This is how I see it (and then I must get to bed!):
Theory. What you need to know is that high pressure air seeks out low pressure and that the highest pressure area on a car is the very front.
Just as air will try to skip round the sides of a car (and underneath and over the top), so it will try and skip round the sides of radiators, intercoolers and oil filters. You can force it to go where you want by building a baffle from the bumper to the sides of the rad (etc). The baffle needs some give in it or a small collision will take out the rad.
You can decrease the air pressure behind the rad by ducting air out: the vents on the Integrale, the Ford rally cars and the Elise/Elige are anything but cosmetic. Doing them properly, however, so they don't look like bits of plastic tat glued on is difficult: having them done professionally is expensive. In effect, these provide the air with a low pressure area it'll follow, and increase the air throughput. As turbocharging a car is pretty much about temperature control, it all helps.

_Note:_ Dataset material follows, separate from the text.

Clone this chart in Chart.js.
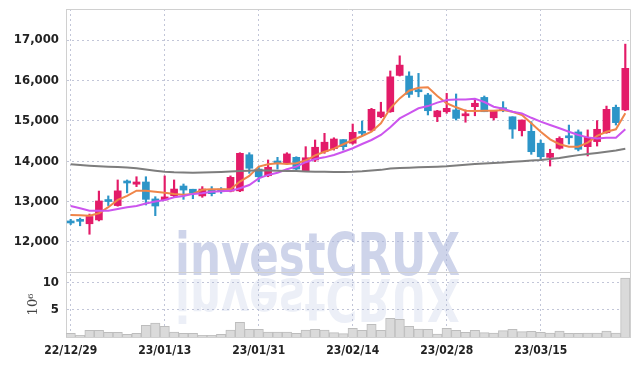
<!DOCTYPE html>
<html>
<head>
<meta charset="utf-8">
<script src="https://cdn.jsdelivr.net/npm/chart.js@4"></script>
<style>
  html, body { margin: 0; padding: 0; background: #fff; }
  #wrap { width: 639px; height: 366px; }
</style>
</head>
<body>
<div id="wrap"><canvas id="chart"></canvas></div>
<script>
// daily candles, 22/12/29 .. 23/03/28
const dates = [
  '22/12/29', '23/01/02', '23/01/03', '23/01/04', '23/01/05', '23/01/06', '23/01/09', '23/01/10', '23/01/11', '23/01/12',
  '23/01/13', '23/01/16', '23/01/17', '23/01/18', '23/01/19', '23/01/20', '23/01/25', '23/01/26', '23/01/27', '23/01/30',
  '23/01/31', '23/02/01', '23/02/02', '23/02/03', '23/02/06', '23/02/07', '23/02/08', '23/02/09', '23/02/10', '23/02/13',
  '23/02/14', '23/02/15', '23/02/16', '23/02/17', '23/02/20', '23/02/21', '23/02/22', '23/02/23', '23/02/24', '23/02/27',
  '23/02/28', '23/03/02', '23/03/03', '23/03/06', '23/03/07', '23/03/08', '23/03/09', '23/03/10', '23/03/13', '23/03/14',
  '23/03/15', '23/03/16', '23/03/17', '23/03/20', '23/03/21', '23/03/22', '23/03/23', '23/03/24', '23/03/27', '23/03/28'
];

const opens = [
  12520, 12540, 12450, 12545, 13040, 12900, 13490, 13430, 13485, 13065,
  13040, 13145, 13385, 13305, 13140, 13285, 13310, 13255, 13265, 14160,
  13805, 13640, 14005, 13950, 14095, 13765, 14030, 14235, 14310, 14535,
  14445, 14730, 14765, 15100, 15225, 16125, 16110, 15765, 15640, 15100,
  15225, 15270, 15125, 15350, 15580, 15075, 15325, 15100, 14755, 14740,
  14445, 14095, 14320, 14625, 14725, 14360, 14485, 14705, 15335, 15270
];
const highs = [
  12560, 12590, 12690, 13260, 13140, 13535, 13535, 13615, 13615, 13120,
  13635, 13535, 13435, 13305, 13370, 13370, 13345, 13635, 14210, 14210,
  13850, 14030, 14095, 14210, 14110, 14360, 14525, 14690, 14580, 14535,
  14920, 14995, 15310, 15460, 16235, 16610, 16215, 16175, 15680, 15260,
  15680, 15665, 15270, 15555, 15615, 15245, 15475, 15100, 15020, 14980,
  14525, 14295, 14605, 14895, 14775, 14775, 15005, 15365, 15390, 16900
];
const lows = [
  12430, 12400, 12190, 12520, 12900, 12885, 13215, 13370, 12915, 12650,
  13040, 13120, 13055, 13070, 13105, 13140, 13205, 13240, 13245, 13700,
  13490, 13615, 13805, 13925, 13785, 13740, 13990, 14195, 14275, 14275,
  14420, 14630, 14750, 15075, 15210, 16110, 15580, 15595, 15145, 14980,
  15185, 15020, 14965, 15125, 15225, 15020, 15225, 14565, 14625, 14170,
  14015, 13880, 14300, 14425, 14255, 14130, 14375, 14690, 14895, 15250
];
const closes = [
  12470, 12510, 12630, 13015, 13000, 13265, 13460, 13485, 13055, 12890,
  13115, 13310, 13285, 13205, 13310, 13195, 13255, 13600, 14195, 13825,
  13615, 13850, 13950, 14180, 13805, 14085, 14345, 14470, 14550, 14360,
  14715, 14690, 15285, 15220, 16090, 16380, 15655, 15720, 15250, 15245,
  15310, 15060, 15170, 15435, 15225, 15245, 15270, 14795, 15020, 14235,
  14110, 14195, 14565, 14580, 14295, 14590, 14790, 15285, 14955, 16300
];

// volume in millions of shares
const volumes = [
  0.68, 0.30, 1.24, 1.24, 0.87, 0.87, 0.49, 0.68, 2.16, 2.59,
  1.98, 0.93, 0.68, 0.68, 0.30, 0.30, 0.49, 1.30, 2.72, 1.42,
  1.42, 0.93, 0.93, 0.93, 0.68, 1.30, 1.42, 1.30, 0.80, 0.62,
  1.60, 1.24, 2.35, 1.24, 3.46, 3.27, 1.98, 1.48, 1.42, 0.56,
  1.60, 1.24, 0.87, 1.24, 0.80, 0.74, 1.17, 1.42, 0.99, 1.05,
  0.87, 0.74, 1.10, 0.68, 0.68, 0.74, 0.74, 1.10, 0.74, 10.9
];

// moving averages
const maShort = [
  12670, 12660, 12650, 12710, 12860, 13040, 13140, 13270, 13270, 13245,
  13220, 13190, 13170, 13190, 13290, 13305, 13305, 13305, 13495, 13635,
  13865, 13925, 13950, 13930, 13950, 14015, 14145, 14235, 14310, 14420,
  14525, 14625, 14730, 14940, 15310, 15555, 15745, 15820, 15830, 15615,
  15435, 15335, 15250, 15245, 15250, 15250, 15270, 15225, 15145, 14940,
  14730, 14540, 14420, 14360, 14360, 14460, 14625, 14730, 14790, 15185
];
const maMid = [
  12890, 12835, 12775, 12770, 12775, 12815, 12860, 12890, 12950, 13000,
  13040, 13105, 13140, 13190, 13205, 13240, 13255, 13265, 13330, 13410,
  13575, 13660, 13715, 13800, 13865, 13975, 14055, 14095, 14155, 14235,
  14320, 14425, 14525, 14650, 14840, 15060, 15185, 15310, 15365, 15450,
  15515, 15530, 15530, 15545, 15465, 15350, 15300, 15225, 15185, 15075,
  14980, 14895, 14815, 14730, 14650, 14590, 14565, 14580, 14580, 14790
];
const maLong = [
  13925, 13905, 13890, 13875, 13865, 13855, 13845, 13825, 13795, 13765,
  13740, 13725, 13720, 13715, 13720, 13725, 13735, 13745, 13755, 13765,
  13775, 13770, 13765, 13760, 13755, 13745, 13740, 13738, 13735, 13733,
  13738, 13750, 13768, 13785, 13820, 13830, 13840, 13850, 13857, 13865,
  13877, 13895, 13910, 13930, 13945, 13955, 13970, 13985, 14000, 14015,
  14030, 14055, 14080, 14115, 14150, 14180, 14205, 14235, 14265, 14310
];

const priceTicks = [12000, 13000, 14000, 15000, 16000, 17000];
const volTicks = [5, 10];

const upColor = '#e31b68';
const downColor = '#2d95c8';
const gridColor = '#c2c6d8';
const frameColor = '#d0d0d0';
const fontFamily = '"Liberation Sans Narrow", "DejaVu Sans Condensed", sans-serif';
const xFont = { family: fontFamily, size: 12, weight: 'bold' };
const yFont = { family: fontFamily, size: 13, weight: 'bold' };

const candleColors = opens.map((o, i) => closes[i] >= o ? upColor : downColor);

// frame lines + panel separator
const framePlugin = {
  id: 'frame',
  afterDraw(chart) {
    const { ctx, chartArea } = chart;
    const vol = chart.scales.vol;
    ctx.save();
    ctx.strokeStyle = frameColor;
    ctx.lineWidth = 1;
    ctx.beginPath();
    ctx.moveTo(chartArea.left, chartArea.top + 0.5);
    ctx.lineTo(chartArea.right + 0.5, chartArea.top + 0.5);
    ctx.lineTo(chartArea.right + 0.5, chartArea.bottom);
    ctx.moveTo(chartArea.left, Math.round(vol.top) + 0.5);
    ctx.lineTo(chartArea.right, Math.round(vol.top) + 0.5);
    ctx.stroke();
    ctx.restore();
  }
};

// faint "investCRUX" watermark with its reflection
const watermarkPlugin = {
  id: 'watermark',
  beforeDatasetsDraw(chart) {
    const { ctx } = chart;
    const text = 'investCRUX';
    ctx.save();
    ctx.font = 'bold 58px "DejaVu Sans", sans-serif';
    ctx.textBaseline = 'alphabetic';
    const sx = 285 / ctx.measureText(text).width;
    ctx.save();
    ctx.translate(175, 275);
    ctx.scale(sx, 1);
    ctx.fillStyle = 'rgba(165, 176, 216, 0.55)';
    ctx.fillText(text, 0, 0);
    ctx.restore();
    ctx.save();
    ctx.translate(175, 279);
    ctx.scale(sx, -1);
    ctx.fillStyle = 'rgba(170, 180, 218, 0.22)';
    ctx.fillText(text, 0, 0);
    ctx.restore();
    ctx.restore();
  }
};

const noPadY = (s) => { s.width = 66; s.paddingTop = 0; s.paddingBottom = 0; };

new Chart(document.getElementById('chart'), {
  data: {
    labels: dates,
    datasets: [
      {
        type: 'line', label: 'MA long', data: maLong, yAxisID: 'y',
        borderColor: '#7d7d7d', borderWidth: 2, pointRadius: 0, tension: 0, order: 0
      },
      {
        type: 'line', label: 'MA mid', data: maMid, yAxisID: 'y',
        borderColor: '#cc55ee', borderWidth: 2, pointRadius: 0, tension: 0, order: 0
      },
      {
        type: 'line', label: 'MA short', data: maShort, yAxisID: 'y',
        borderColor: '#ef8549', borderWidth: 2, pointRadius: 0, tension: 0, order: 0
      },
      {
        type: 'bar', label: 'body', yAxisID: 'y', grouped: false, order: 2,
        data: opens.map((o, i) => [o, closes[i]]),
        backgroundColor: candleColors, borderWidth: 0,
        barThickness: 7, minBarLength: 2
      },
      {
        type: 'bar', label: 'wick', yAxisID: 'y', grouped: false, order: 3,
        data: lows.map((l, i) => [l, highs[i]]),
        backgroundColor: candleColors, borderWidth: 0,
        barThickness: 1.5
      },
      {
        type: 'bar', label: 'volume', yAxisID: 'vol', grouped: false, order: 4,
        data: volumes,
        backgroundColor: '#dadada', borderColor: '#bdbdbd', borderWidth: 1,
        barPercentage: 1, categoryPercentage: 1
      }
    ]
  },
  options: {
    responsive: true,
    maintainAspectRatio: false,
    animation: false,
    layout: { padding: { top: 9, right: 9, left: 0, bottom: 0 } },
    plugins: {
      legend: { display: false },
      tooltip: { enabled: false }
    },
    scales: {
      x: {
        type: 'category',
        offset: true,
        grid: {
          offset: false,
          drawTicks: false,
          color: (c) => c.index % 10 === 0 ? gridColor : 'rgba(0,0,0,0)'
        },
        border: { color: frameColor, dash: [2, 3] },
        ticks: {
          autoSkip: false, maxRotation: 0, padding: 7, color: '#222', font: xFont,
          callback: function (v, i) { return i % 10 === 0 ? this.getLabelForValue(v) : ''; }
        },
        afterFit: (s) => { s.height = 29; s.paddingLeft = 0; s.paddingRight = 0; }
      },
      y: {
        type: 'linear', position: 'left', stack: 'panels', stackWeight: 263, weight: 2,
        min: 11255, max: 17770,
        grid: { color: gridColor, drawTicks: false },
        border: { color: frameColor, dash: [2, 3] },
        ticks: {
          autoSkip: false, padding: 7, color: '#222', font: yFont,
          callback: (v) => v.toLocaleString('en-US')
        },
        afterBuildTicks: (s) => { s.ticks = priceTicks.map(v => ({ value: v })); },
        afterFit: noPadY
      },
      vol: {
        type: 'linear', position: 'left', stack: 'panels', stackWeight: 65, weight: 1,
        min: 0, max: 12,
        grid: { color: gridColor, drawTicks: false },
        border: { color: frameColor, dash: [2, 3] },
        ticks: { autoSkip: false, padding: 7, color: '#222', font: yFont },
        afterBuildTicks: (s) => { s.ticks = volTicks.map(v => ({ value: v })); },
        title: {
          display: true, text: '10\u2076', color: '#444',
          font: { family: '"DejaVu Serif", serif', size: 13 },
          padding: { top: 26, bottom: 0 }
        },
        afterFit: noPadY
      }
    }
  },
  plugins: [watermarkPlugin, framePlugin]
});
</script>
</body>
</html>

A case in point, the oil cooler. Most (all?) turbo Cinqs have the oil cooler mounted on the extreme nearside of the car. Immediately behind that is the wheelarch liner. Vent that, just as on the offside of the Sei and you have a wonderful air extractor (the tyre spinning creates a super low pressure area). Box that all in with something like carbon or thin guage alloy sheet (do it right and it can be held on with velcro) so the air can't get confused and wander off somewhere else, then build a deformable structure out to the bumper. One less hot air source to worry about.